Compare the C-1 zoning change that permits an assisted living facility at the Jimmy Duffy’s site to the proposed TCS overlay district and the proposed townhouses on the Richter property. Looking at economic gain to the township, ongoing costs to the developer, or stormwater benefit to residents, you would need to conclude that for the supervisors to have passed the C-1 zoning change for the Daylesford project, they would approve the proposed TCS overlay district.
To respond to those Glenhardie residents that suggested I write about the Richter property as I did for Daylesford project; it is not possible. As I have repeatedly stated, I believe that the process was not followed for Daylesford, too much credence given to the developer and his attorney and the decision to approve the C-1 zoning change not a careful, thought-out decision. I found the actions of the supervisors particularly troubling because the voices of many township residents were ignored.

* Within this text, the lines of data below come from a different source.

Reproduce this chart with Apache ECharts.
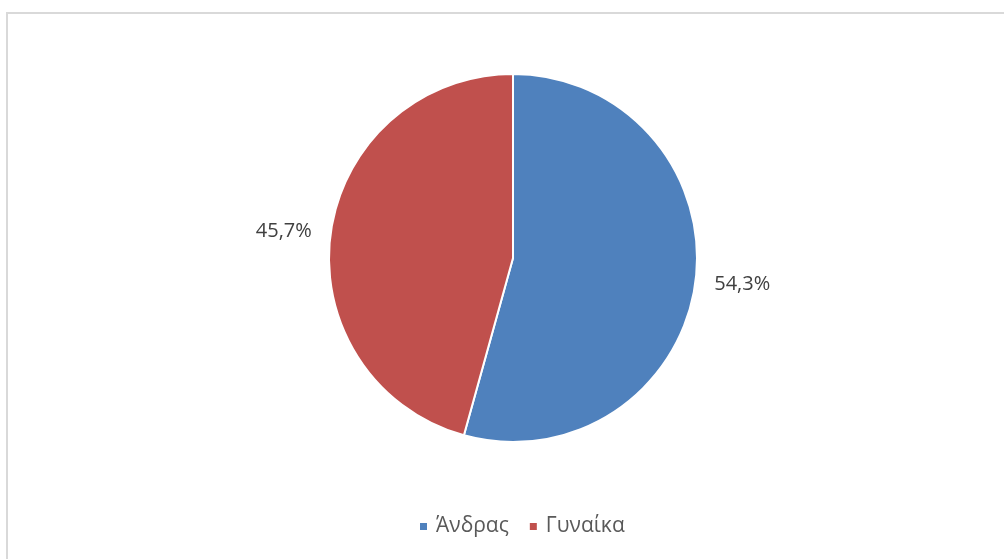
<!DOCTYPE html>
<html>
<head>
<meta charset="utf-8">
<script src="https://cdn.jsdelivr.net/npm/echarts@6/dist/echarts.min.js"></script>
<style>
html,body{margin:0;padding:0;background:#fff;}
#frame{position:absolute;left:6px;top:12px;width:1100px;height:700px;border-left:2px solid #d9d9d9;border-top:2px solid #d9d9d9;}
#chart{position:absolute;left:0;top:0;width:1004px;height:559px;}
</style>
</head>
<body>
<div id="frame"></div>
<div id="chart"></div>
<script>
const categories = ['Άνδρας', 'Γυναίκα'];
const values = [54.3, 45.7];
const colors = ['#4F81BD', '#C0504D'];

const chart = echarts.init(document.getElementById('chart'));
chart.setOption({
  animation: false,
  legend: {
    data: categories,
    top: 511,
    left: 413,
    icon: 'rect',
    itemWidth: 9,
    itemHeight: 9,
    itemGap: 19,
    textStyle: { fontFamily: 'Open Sans', fontSize: 21, color: '#595959', padding: [0, 0, 0, 3] }
  },
  series: [{
    type: 'pie',
    center: [513, 258],
    radius: [0, 184],
    startAngle: 90,
    clockwise: true,
    data: categories.map((c, i) => ({ name: c, value: values[i], itemStyle: { color: colors[i] } })),
    itemStyle: { borderColor: '#fff', borderWidth: 2 },
    label: {
      show: true,
      position: 'outside',
      formatter: p => p.value.toFixed(1).replace('.', ',') + '%',
      fontFamily: 'Open Sans',
      fontSize: 20,
      color: '#404040',
      padding: [7, 0, 0, 0],
      distanceToLabelLine: 5
    },
    labelLine: { show: false, length: 14, length2: 0 }
  }]
});
</script>
</body>
</html>
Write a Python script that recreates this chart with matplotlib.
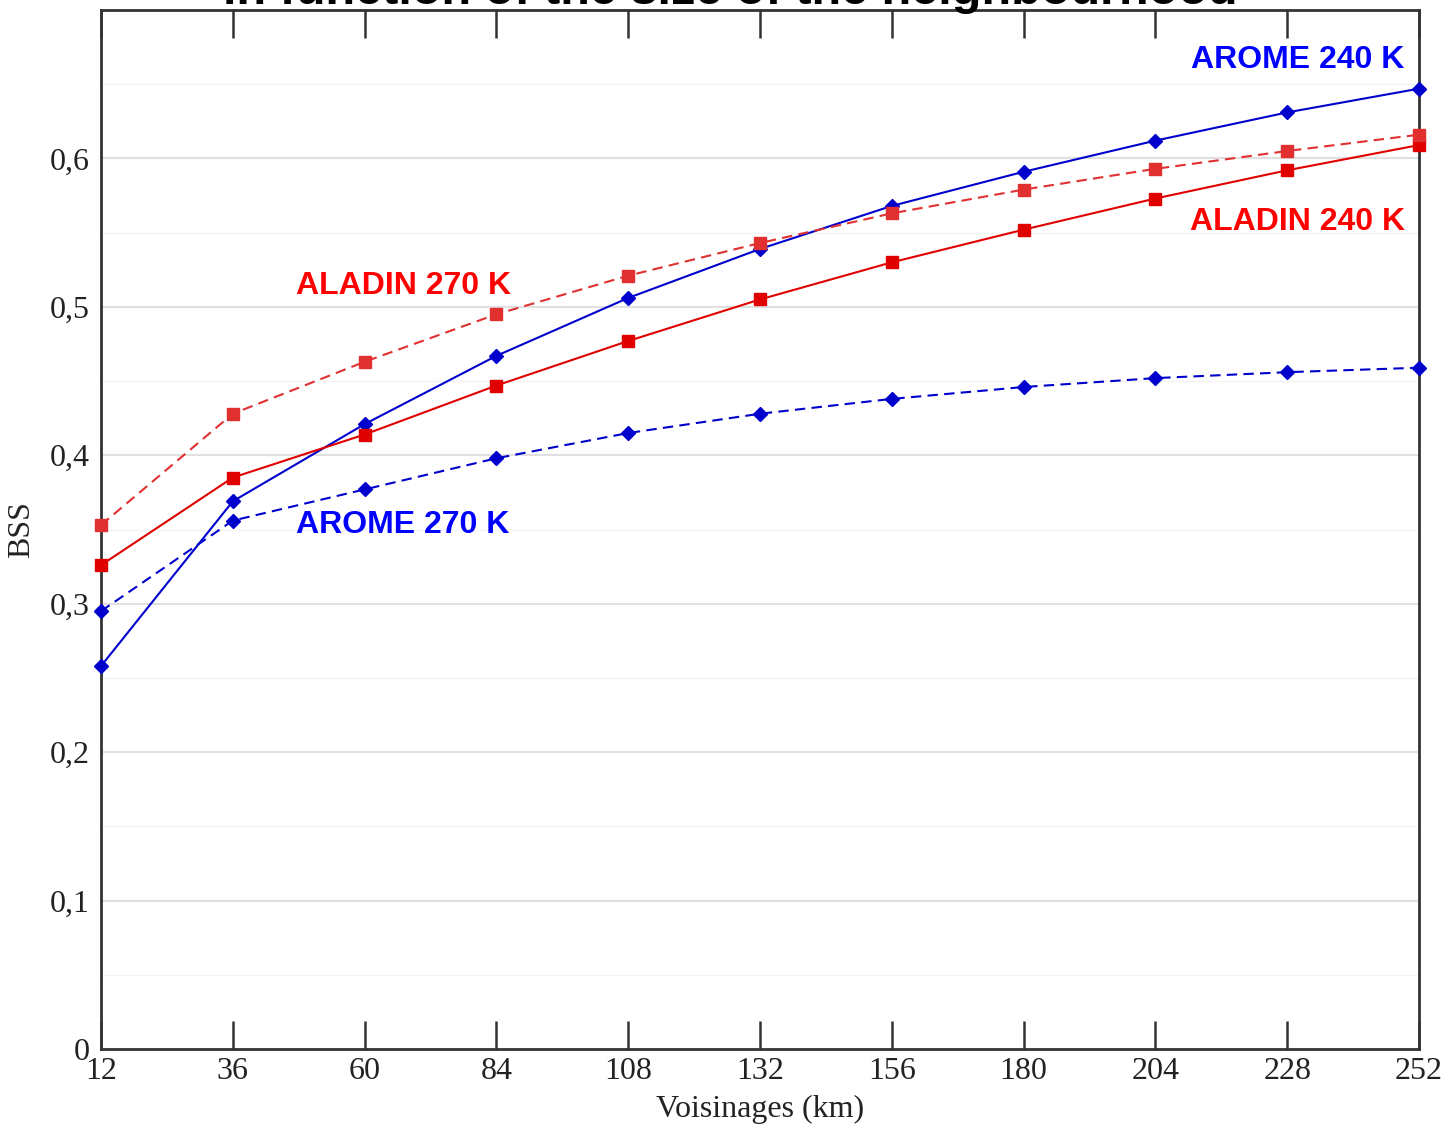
import numpy as np
import matplotlib.pyplot as plt

# neighbourhood sizes (km)
voisinages = [12, 36, 60, 84, 108, 132, 156, 180, 204, 228, 252]

# BSS values
arome_240 = [0.258, 0.369, 0.421, 0.467, 0.506, 0.539, 0.568, 0.591, 0.612, 0.631, 0.647]
arome_270 = [0.295, 0.356, 0.377, 0.398, 0.415, 0.428, 0.438, 0.446, 0.452, 0.456, 0.459]
aladin_240 = [0.326, 0.385, 0.414, 0.447, 0.477, 0.505, 0.530, 0.552, 0.573, 0.592, 0.609]
aladin_270 = [0.353, 0.428, 0.463, 0.495, 0.521, 0.543, 0.563, 0.579, 0.593, 0.605, 0.616]

yticks = [0, 0.1, 0.2, 0.3, 0.4, 0.5, 0.6]
ytick_labels = ['0', '0,1', '0,2', '0,3', '0,4', '0,5', '0,6']

blue = '#0000cc'
red = '#e00000'

fig = plt.figure(figsize=(14.47, 11.24), dpi=100)
ax = fig.add_axes([0.0698, 0.0667, 0.9108, 0.9244])

# grid lines (major + faint minor)
for y in np.arange(0.05, 0.7, 0.1):
    ax.axhline(y, color='#f3f3f3', lw=1, zorder=0)
for y in yticks[1:]:
    ax.axhline(y, color='#e0e0e0', lw=1.5, zorder=0)

ax.plot(voisinages, arome_240, '-', color=blue, lw=1.5, marker='D', ms=7, clip_on=False, zorder=3)
ax.plot(voisinages, arome_270, '--', color=blue, lw=1.5, marker='D', ms=7, dashes=(5, 3), clip_on=False, zorder=3)
ax.plot(voisinages, aladin_240, '-', color=red, lw=1.5, marker='s', ms=8, clip_on=False, zorder=3)
ax.plot(voisinages, aladin_270, '--', color='#e03030', lw=1.5, marker='s', ms=8, dashes=(5, 3), clip_on=False, zorder=3)

ax.set_xlim(12, 252)
ax.set_ylim(0, 0.7)
ax.set_xticks(voisinages)
ax.set_yticks(yticks)
ax.set_yticklabels(ytick_labels)
ax.tick_params(axis='x', direction='in', length=20, width=1.8, color='#333333',
               top=True, labelsize=23, pad=6, labelcolor='#222222')
ax.tick_params(axis='y', length=0, labelsize=23, pad=8, labelcolor='#222222')
for lab in ax.get_xticklabels() + ax.get_yticklabels():
    lab.set_family('Liberation Serif')
for sp in ax.spines.values():
    sp.set_linewidth(2)
    sp.set_color('#333333')

ax.set_xlabel('Voisinages (km)', family='Liberation Serif', fontsize=23, labelpad=6, color='#222222')
ax.set_ylabel('BSS', family='Liberation Serif', fontsize=23, labelpad=10, color='#222222')

kw = dict(family='Liberation Sans', fontweight='bold', fontsize=23)
ax.text(249.4, 0.666, 'AROME 240 K', color='#0000ff', ha='right', va='center', **kw)
ax.text(249.4, 0.557, 'ALADIN 240 K', color='#ff0000', ha='right', va='center', **kw)
ax.text(47.5, 0.514, 'ALADIN 270 K', color='#ff0000', ha='left', va='center', **kw)
ax.text(47.5, 0.353, 'AROME 270 K', color='#0000ff', ha='left', va='center', **kw)

# title cut off at the top of the picture
fig.text(0.505, 1.008, 'in function of the size of the neighbourhood', ha='center', va='center',
         family='Liberation Sans', fontweight='bold', fontsize=35)

fig.savefig('out.png', dpi=100)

To the Glenhardie neighbors that oppose the Richter tract development, you have had so many more opportunities to have your voices heard than the Daylesford neighbors have. In fact, the supervisors even appointed a citizen working group with subcommittees to review the proposed ordinance and provide input. The Richter development has a developer that has consistently attended citizen meetings, listened and made changes to his plan. The Trout Creek Stormwater overlay district and the development of the Richter property can be a start to improving stormwater problems. Unlike the limited economic benefit to the township of the Jimmy Duffy’s assisted living facility, the development of the Richter tract has great economic potential.